• **REQUIRED TASK**
Pictures excluded, return the lines below from the first through the line holding "0.14, 0.12, 0.07];".

• **DATASET**
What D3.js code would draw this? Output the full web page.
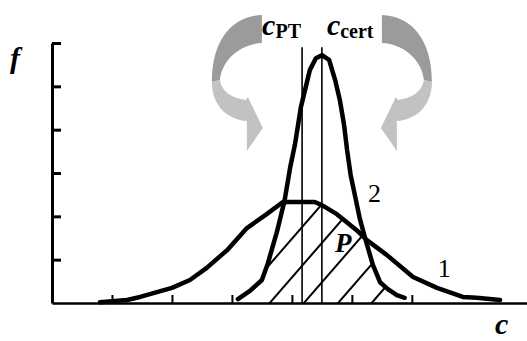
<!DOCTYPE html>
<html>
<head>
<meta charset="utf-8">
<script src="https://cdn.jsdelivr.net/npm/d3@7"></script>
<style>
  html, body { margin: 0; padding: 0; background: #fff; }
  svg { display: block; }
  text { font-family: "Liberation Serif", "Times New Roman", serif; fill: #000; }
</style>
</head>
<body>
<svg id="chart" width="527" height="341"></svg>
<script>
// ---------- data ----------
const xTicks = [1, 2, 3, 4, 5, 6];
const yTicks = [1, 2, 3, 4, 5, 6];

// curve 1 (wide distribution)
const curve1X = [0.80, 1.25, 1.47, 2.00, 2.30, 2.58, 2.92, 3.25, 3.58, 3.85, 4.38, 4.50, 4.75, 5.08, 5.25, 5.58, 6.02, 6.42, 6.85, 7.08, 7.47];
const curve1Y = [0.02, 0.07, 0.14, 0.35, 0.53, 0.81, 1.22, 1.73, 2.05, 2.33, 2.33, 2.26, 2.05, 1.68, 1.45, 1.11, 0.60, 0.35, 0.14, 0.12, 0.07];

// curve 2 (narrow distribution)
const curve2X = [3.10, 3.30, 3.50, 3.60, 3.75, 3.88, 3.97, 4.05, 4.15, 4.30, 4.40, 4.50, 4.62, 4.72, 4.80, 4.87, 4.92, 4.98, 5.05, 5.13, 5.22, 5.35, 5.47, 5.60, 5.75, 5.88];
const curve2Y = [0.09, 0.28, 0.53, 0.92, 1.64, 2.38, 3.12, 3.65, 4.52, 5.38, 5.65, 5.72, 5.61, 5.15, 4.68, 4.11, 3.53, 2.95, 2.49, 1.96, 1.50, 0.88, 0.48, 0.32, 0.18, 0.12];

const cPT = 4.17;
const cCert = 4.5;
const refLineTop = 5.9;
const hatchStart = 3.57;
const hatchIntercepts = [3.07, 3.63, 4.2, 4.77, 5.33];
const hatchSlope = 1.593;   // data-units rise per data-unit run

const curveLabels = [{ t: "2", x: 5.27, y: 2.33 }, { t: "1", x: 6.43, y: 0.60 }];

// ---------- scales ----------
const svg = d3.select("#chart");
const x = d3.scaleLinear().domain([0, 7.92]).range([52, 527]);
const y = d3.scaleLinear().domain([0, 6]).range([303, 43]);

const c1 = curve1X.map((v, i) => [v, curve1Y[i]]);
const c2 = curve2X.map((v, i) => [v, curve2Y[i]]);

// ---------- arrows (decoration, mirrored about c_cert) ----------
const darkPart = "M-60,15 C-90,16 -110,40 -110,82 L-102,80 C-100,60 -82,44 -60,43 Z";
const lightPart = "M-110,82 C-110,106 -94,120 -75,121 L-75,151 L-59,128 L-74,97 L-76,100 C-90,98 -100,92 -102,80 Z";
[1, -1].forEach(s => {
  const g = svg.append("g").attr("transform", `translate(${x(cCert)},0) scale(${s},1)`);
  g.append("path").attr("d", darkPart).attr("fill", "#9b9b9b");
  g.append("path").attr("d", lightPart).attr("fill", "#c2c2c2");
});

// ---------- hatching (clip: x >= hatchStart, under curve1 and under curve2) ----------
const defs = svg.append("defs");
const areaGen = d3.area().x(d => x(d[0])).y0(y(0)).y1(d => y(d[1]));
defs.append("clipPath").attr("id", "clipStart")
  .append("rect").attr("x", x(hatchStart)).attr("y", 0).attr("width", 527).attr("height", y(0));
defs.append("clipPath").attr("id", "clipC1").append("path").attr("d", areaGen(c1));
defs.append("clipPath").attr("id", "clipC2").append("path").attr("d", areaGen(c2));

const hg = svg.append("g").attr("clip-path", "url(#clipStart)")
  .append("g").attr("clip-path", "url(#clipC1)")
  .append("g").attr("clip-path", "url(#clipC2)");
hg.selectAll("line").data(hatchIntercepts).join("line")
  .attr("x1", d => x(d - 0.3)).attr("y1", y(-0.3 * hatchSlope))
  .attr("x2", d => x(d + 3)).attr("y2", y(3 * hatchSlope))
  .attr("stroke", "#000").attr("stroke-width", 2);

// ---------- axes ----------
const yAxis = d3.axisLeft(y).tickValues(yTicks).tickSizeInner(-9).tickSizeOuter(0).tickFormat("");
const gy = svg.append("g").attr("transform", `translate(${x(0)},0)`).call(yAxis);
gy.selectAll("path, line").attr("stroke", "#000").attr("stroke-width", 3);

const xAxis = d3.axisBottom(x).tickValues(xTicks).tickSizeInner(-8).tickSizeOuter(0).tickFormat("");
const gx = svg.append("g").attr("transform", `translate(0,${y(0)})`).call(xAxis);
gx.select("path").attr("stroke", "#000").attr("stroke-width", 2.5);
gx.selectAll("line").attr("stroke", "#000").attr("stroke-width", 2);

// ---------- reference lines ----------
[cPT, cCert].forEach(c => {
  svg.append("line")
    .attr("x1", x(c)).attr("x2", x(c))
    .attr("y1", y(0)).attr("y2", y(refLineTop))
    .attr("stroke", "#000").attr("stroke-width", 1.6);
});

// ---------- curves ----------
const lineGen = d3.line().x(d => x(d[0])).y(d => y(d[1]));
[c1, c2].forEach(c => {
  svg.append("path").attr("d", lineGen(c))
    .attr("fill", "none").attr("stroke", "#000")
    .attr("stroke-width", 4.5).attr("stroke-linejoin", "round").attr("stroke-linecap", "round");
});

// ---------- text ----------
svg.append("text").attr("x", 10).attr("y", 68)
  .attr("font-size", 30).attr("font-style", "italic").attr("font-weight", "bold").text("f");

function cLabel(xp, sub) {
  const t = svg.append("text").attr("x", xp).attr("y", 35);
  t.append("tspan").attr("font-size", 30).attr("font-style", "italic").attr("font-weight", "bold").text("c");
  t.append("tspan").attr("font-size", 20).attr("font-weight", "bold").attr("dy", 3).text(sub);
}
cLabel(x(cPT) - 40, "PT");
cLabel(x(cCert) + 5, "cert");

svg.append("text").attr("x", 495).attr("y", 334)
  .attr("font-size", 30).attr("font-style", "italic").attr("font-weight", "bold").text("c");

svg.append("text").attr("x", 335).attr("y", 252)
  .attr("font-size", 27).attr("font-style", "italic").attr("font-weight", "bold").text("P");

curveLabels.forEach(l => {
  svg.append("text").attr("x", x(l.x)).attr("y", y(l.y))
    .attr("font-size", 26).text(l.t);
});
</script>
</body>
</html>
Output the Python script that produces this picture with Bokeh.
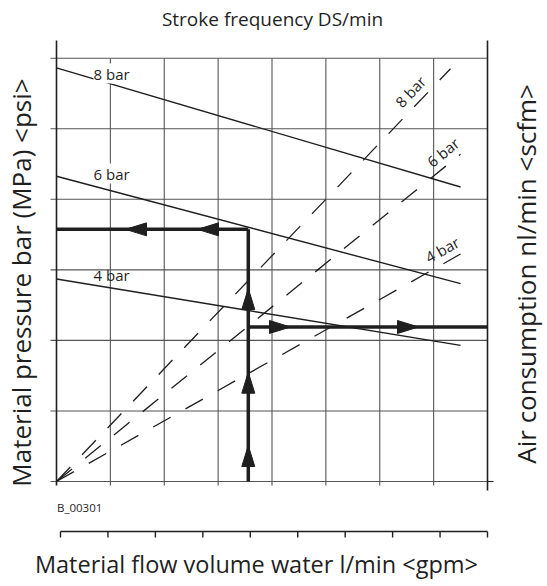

• **OUTPUT**
What D3.js code would draw this? Output the full web page.
<!DOCTYPE html>
<html>
<head>
<meta charset="utf-8">
<script src="https://cdn.jsdelivr.net/npm/d3@7"></script>
<style>
  html, body { margin: 0; padding: 0; background: #fff; }
  svg { display: block; }
  text { font-family: "Liberation Serif", "Times New Roman", serif; fill: #000; }
</style>
</head>
<body>
<svg id="chart" width="527" height="341"></svg>
<script>
// ---------- data ----------
const xTicks = [1, 2, 3, 4, 5, 6];
const yTicks = [1, 2, 3, 4, 5, 6];

// curve 1 (wide distribution)
const curve1X = [0.80, 1.25, 1.47, 2.00, 2.30, 2.58, 2.92, 3.25, 3.58, 3.85, 4.38, 4.50, 4.75, 5.08, 5.25, 5.58, 6.02, 6.42, 6.85, 7.08, 7.47];
const curve1Y = [0.02, 0.07, 0.14, 0.35, 0.53, 0.81, 1.22, 1.73, 2.05, 2.33, 2.33, 2.26, 2.05, 1.68, 1.45, 1.11, 0.60, 0.35, 0.14, 0.12, 0.07];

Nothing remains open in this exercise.